Positioned in the striking skirts of the Talamanca Mountain Range, the Bribri Indigenous Reserve is one of the few surviving communities that have kept their traditional ways up to our days.
There are only around 10,000 Bribri descendants! As the area has been historically remote and isolated, these groups have kept a lot of their traditions, language, food, and culture.
This indigenous reserve is structured in small villages, never forming large groups, and with the maxim of self-sufficiency while practicing an active fight to protect their environment.
Visiting these reserves is a necessary experience. There you will be part of the purest culture of the country; you will live directly the relationship that these people have felt for centuries with nature and what it gives them every day.
An experience that will make you genuinely learn what Costa Rican pre-Columbian culture was like and that will also help you understand how it has been and is influenced by everything that comes from outside these villages.
You will start the day with a visit to the Green Iguana Farm. At this distinct place, you will learn the importance of these fantastic reptiles as you arrive on the farm and start seeing the different stages in the lives of the green iguanas and learn about how transcending their presence is in the wild.
As in Central America, they have been hunted to eat (Their meat is supposed to be very soft and tasty); there is a need to give them a sanctuary where they can grow to be released in the wild later on.
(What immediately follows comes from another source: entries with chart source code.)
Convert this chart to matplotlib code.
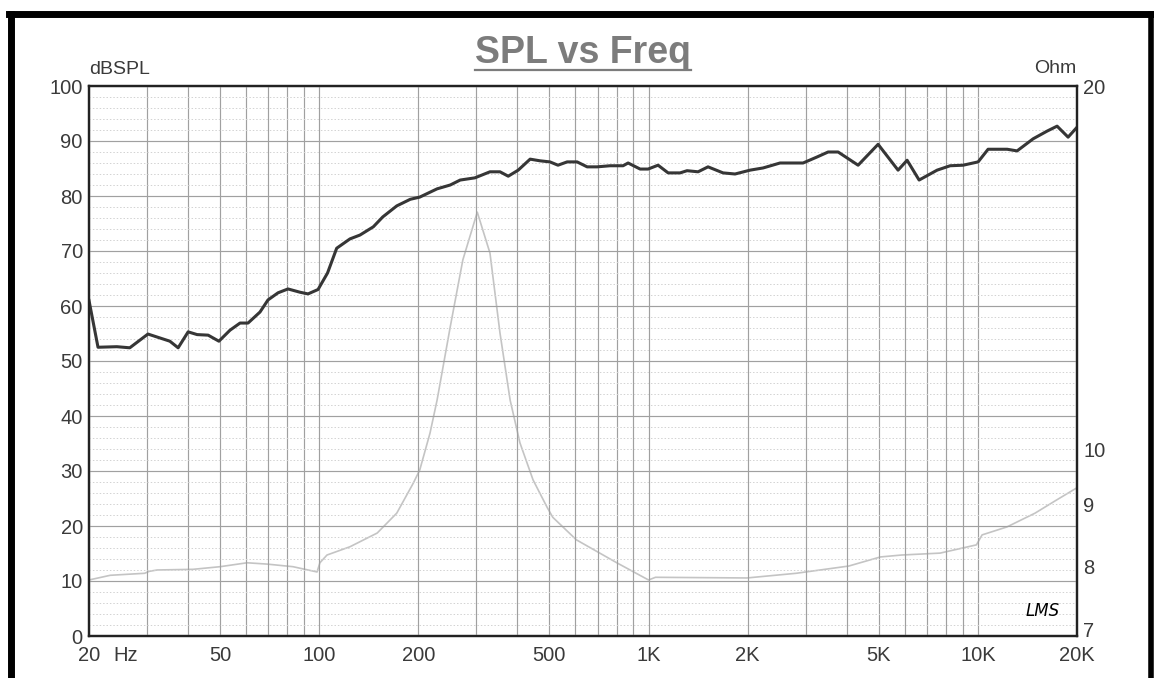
import numpy as np
import matplotlib
matplotlib.use("Agg")
import matplotlib.pyplot as plt
from matplotlib.lines import Line2D
from matplotlib import transforms

# Datos
spl_freq = [20, 21.3, 24.3, 26.6, 30.2, 35.2, 37.3, 40.0, 42.6, 46.0,
            49.6, 53.6, 57.5, 60.8, 66.1, 69.9, 75.0, 80.4, 87.5, 92.5,
            99.2, 106, 113, 124, 133, 146, 156, 172, 189, 202,
            228, 250, 268, 297, 330, 354, 375, 402, 437, 468,
            502, 531, 566, 607, 651, 698, 764, 837, 867, 943,
            997, 1069, 1147, 1247, 1309, 1414, 1516, 1684, 1831, 2034,
            2228, 2508, 2946, 3250, 3510, 3764, 4329, 4978, 5724, 6098,
            6632, 7520, 8238, 9020, 10018, 10740, 12270, 13156, 14718, 16228,
            17402, 18794, 20000]
spl_db = [61.0, 52.5, 52.6, 52.4, 54.9, 53.6, 52.4, 55.3, 54.8, 54.7,
          53.6, 55.6, 56.9, 56.9, 58.9, 61.1, 62.4, 63.1, 62.5, 62.2,
          63.0, 66.0, 70.5, 72.2, 72.9, 74.4, 76.2, 78.2, 79.4, 79.8,
          81.3, 82.0, 82.9, 83.3, 84.4, 84.4, 83.6, 84.7, 86.7, 86.4,
          86.2, 85.6, 86.2, 86.2, 85.3, 85.3, 85.5, 85.5, 86.0, 84.9,
          84.9, 85.6, 84.2, 84.2, 84.6, 84.4, 85.3, 84.2, 84.0, 84.7,
          85.1, 86.0, 86.0, 87.1, 88.0, 88.0, 85.6, 89.4, 84.7, 86.5,
          82.9, 84.7, 85.5, 85.6, 86.2, 88.5, 88.5, 88.2, 90.4, 91.8,
          92.7, 90.7, 92.5]

imp_freq = [20, 23.2, 29.5, 30.5, 32.2, 41.4, 50, 60.4, 69.4, 83.3,
            98.5, 100.5, 105.6, 124, 150, 172, 193, 202, 217, 228,
            250, 273, 302, 330, 354, 380, 407, 446, 492, 512,
            604, 801, 1000, 1050, 1989, 2806, 4055, 5058, 5864, 7681,
            9900, 10300, 12256, 14917, 17282, 20000]
imp_ohm = [7.79, 7.86, 7.89, 7.92, 7.94, 7.95, 7.99, 8.05, 8.03, 7.99,
           7.91, 8.05, 8.17, 8.30, 8.52, 8.85, 9.37, 9.61, 10.31, 10.98,
           12.63, 14.35, 15.72, 14.54, 12.48, 10.98, 10.12, 9.43, 8.95, 8.78,
           8.41, 8.05, 7.79, 7.83, 7.82, 7.89, 8.00, 8.14, 8.17, 8.20,
           8.33, 8.49, 8.62, 8.85, 9.07, 9.29]

x_ticks = [20, 50, 100, 200, 500, 1000, 2000, 5000, 10000, 20000]
x_labels = ["20", "50", "100", "200", "500", "1K", "2K", "5K", "10K", "20K"]
x_grid = [20, 30, 40, 50, 60, 70, 80, 90, 100, 200, 300, 400, 500, 600, 700, 800, 900,
          1000, 2000, 3000, 4000, 5000, 6000, 7000, 8000, 9000, 10000, 20000]
ohm_ticks = [7, 8, 9, 10, 20]

plt.rcParams['font.family'] = ['Liberation Sans', 'DejaVu Sans']
txt = '#3a3a3a'
fs = 14.5

fig = plt.figure(figsize=(11.54, 6.78), dpi=100)
ax = fig.add_axes([89/1154, 1-636/678, 988/1154, 550/678])
ax2 = ax.twinx()
ax.set_zorder(ax2.get_zorder() + 1)
ax.patch.set_visible(False)

# Impedancia (eje derecho)
ax2.plot(imp_freq, imp_ohm, color='#c4c4c4', lw=1.2)
ax2.set_yscale('log')
ax2.set_ylim(7, 20)
ax2.set_yticks(ohm_ticks)
ax2.set_yticklabels([str(v) for v in ohm_ticks])
ax2.yaxis.set_minor_locator(matplotlib.ticker.NullLocator())

# SPL (eje izquierdo)
ax.plot(spl_freq, spl_db, color='#363636', lw=2.2, solid_joinstyle='round')
ax.set_xscale('log')
ax.set_xlim(20, 20000)
ax.set_ylim(0, 100)
ax.set_xticks(x_grid, minor=True)
ax.set_xticks(x_ticks)
ax.set_xticklabels(x_labels)
ax.set_yticks(np.arange(0, 101, 10))
ax.set_yticks(np.arange(0, 101, 2), minor=True)

ax.grid(True, which='major', axis='both', color='#a0a0a0', lw=0.85)
ax.grid(True, which='minor', axis='x', color='#a0a0a0', lw=0.85)
ax.grid(True, which='minor', axis='y', color='#d2d2d2', lw=0.7, ls=(0, (1.5, 2)))

for a in (ax, ax2):
    a.tick_params(which='both', length=0, labelsize=fs, colors=txt, pad=4.5)
    for s in a.spines.values():
        s.set_color('#222222')
        s.set_linewidth(1.6)
ax.tick_params(axis='x', pad=7)

# el "7" un poco mas arriba, como en el original
lab7 = ax2.yaxis.get_major_ticks()[0].label2
lab7.set_va('baseline')
lab7.set_transform(lab7.get_transform() +
                   transforms.ScaledTranslation(0, -1/72, fig.dpi_scale_trans))

# "Hz" junto al 20
off = transforms.offset_copy(ax.transAxes, fig=fig, y=-7, units='points')
ax.text(0.037, 0, 'Hz', transform=off, ha='center', va='top', fontsize=fs, color=txt)

fig.text(89/1154, 1-74/678, 'dBSPL', ha='left', va='baseline', fontsize=14, color=txt)
fig.text(1076/1154, 1-73/678, 'Ohm', ha='right', va='baseline', fontsize=14, color=txt)
ax.text(0.965, 0.045, 'LMS', transform=ax.transAxes, ha='center', va='center',
        fontsize=12, style='italic', color='black', family='DejaVu Sans')

# Titulo subrayado
t = fig.text(583/1154, 1-63/678, 'SPL vs Freq', ha='center', va='baseline',
             fontsize=27, fontweight='bold', color='#7c7c7c')
fig.canvas.draw()
bb = t.get_window_extent().transformed(fig.transFigure.inverted())
fig.add_artist(Line2D([bb.x0, bb.x1], [1-70/678, 1-70/678], color='#7c7c7c', lw=1.6))

# Marco negro
fig.add_artist(Line2D([11.5/1154, 11.5/1154], [0, 1-13.5/678], color='black', lw=5))
fig.add_artist(Line2D([9/1154, 1153/1154], [1-13.5/678, 1-13.5/678], color='black', lw=5))
fig.add_artist(Line2D([1150.5/1154, 1150.5/1154], [0, 1-13.5/678], color='black', lw=4))

fig.savefig('out.png', dpi=100, facecolor='white')
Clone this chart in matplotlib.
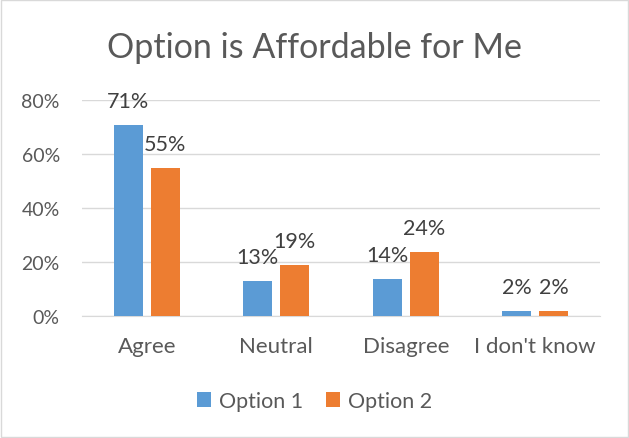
import matplotlib.pyplot as plt
import numpy as np

plt.rcParams['font.family'] = ['Lato', 'DejaVu Sans']

categories = ["Agree", "Neutral", "Disagree", "I don't know"]
option1 = [0.71, 0.13, 0.14, 0.02]
option2 = [0.55, 0.19, 0.24, 0.02]
yticks = [0, 0.2, 0.4, 0.6, 0.8]

blue = '#5B9BD5'
orange = '#ED7D31'
txt = '#595959'

fig = plt.figure(figsize=(6.29, 4.39), dpi=100)
ax = fig.add_axes([0.1304, 0.2768, 0.8235, 0.492])

x = np.arange(len(categories))
w = 0.224
off = 0.143
b1 = ax.bar(x - off, option1, w, color=blue, label='Option 1', zorder=3)
b2 = ax.bar(x + off, option2, w, color=orange, label='Option 2', zorder=3)

for bars, vals in [(b1, option1), (b2, option2)]:
    for b, v in zip(bars, vals):
        ax.annotate("{:.0%}".format(v), (b.get_x() + b.get_width() / 2, v),
                    xytext=(0, 13), textcoords='offset points',
                    ha='center', va='baseline', fontsize=15.5, color='#404040')

ax.set_xlim(-0.5, 3.5)
ax.set_ylim(0, 0.8)
ax.set_yticks(yticks)
ax.set_yticklabels(["{:.0%}".format(t) for t in yticks])
ax.set_xticks(x)
ax.set_xticklabels(categories)
ax.tick_params(length=0, colors=txt)
ax.tick_params(axis='x', pad=14, labelsize=16)
ax.tick_params(axis='y', pad=16, labelsize=14)
ax.yaxis.grid(True, color='#D9D9D9', linewidth=1, zorder=0)
for s in ['top', 'right', 'left']:
    ax.spines[s].set_visible(False)
ax.spines['bottom'].set_color('#D9D9D9')

fig.text(0.5, 0.89, "Option is Affordable for Me", ha='center', va='center',
         fontsize=24.5, color=txt)

fig.legend(handles=[b1, b2], loc='center', bbox_to_anchor=(0.5, 0.084), ncol=2,
           frameon=False, fontsize=15.5, labelcolor=txt, handlelength=0.65,
           handleheight=0.65, columnspacing=1.1, handletextpad=0.35)

fig.patches.append(plt.Rectangle((0.002, 0.002), 0.996, 0.996, transform=fig.transFigure,
                                 fill=False, edgecolor='#D9D9D9', linewidth=1))

fig.savefig('out.png', dpi=100)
They have released thousands of iguanas to the nearby rainforests!
Later, you will get to the cocoa plantation where you will see the process of picking, sun drying, roasting with open fire, peeling, and grinding the beans with a stone to be converted into chocolate afterward.
You will learn about all the different ways that the indigenous mixed the cocoa to give different flavors.
If in harvest, you can also taste some other exotic fruits from the gardens.
Afterward, you will visit a medicinal herbal garden, to hear and see about plants that the indigenous community has utilized for centuries. You will also taste and touch some of the exotic species in this region.
Depending on the time of year, you may taste nutmeg, cinnamon, touch rubber right from the tree, and paint yourself with different dyes extracted from fruits, flowers, and trees.
You will also see some of the plants that the bribri people use to make fiber for clothing and other purposes.
The journey proceeds on to a majestic waterfall deemed as sacred by the tribes.
The region where the tour takes place is quite hot, and a swim in the pond under the cascading water is quite welcome.
To finish off, you will enjoy a typical lunch at a local restaurant before you go back to your hotel.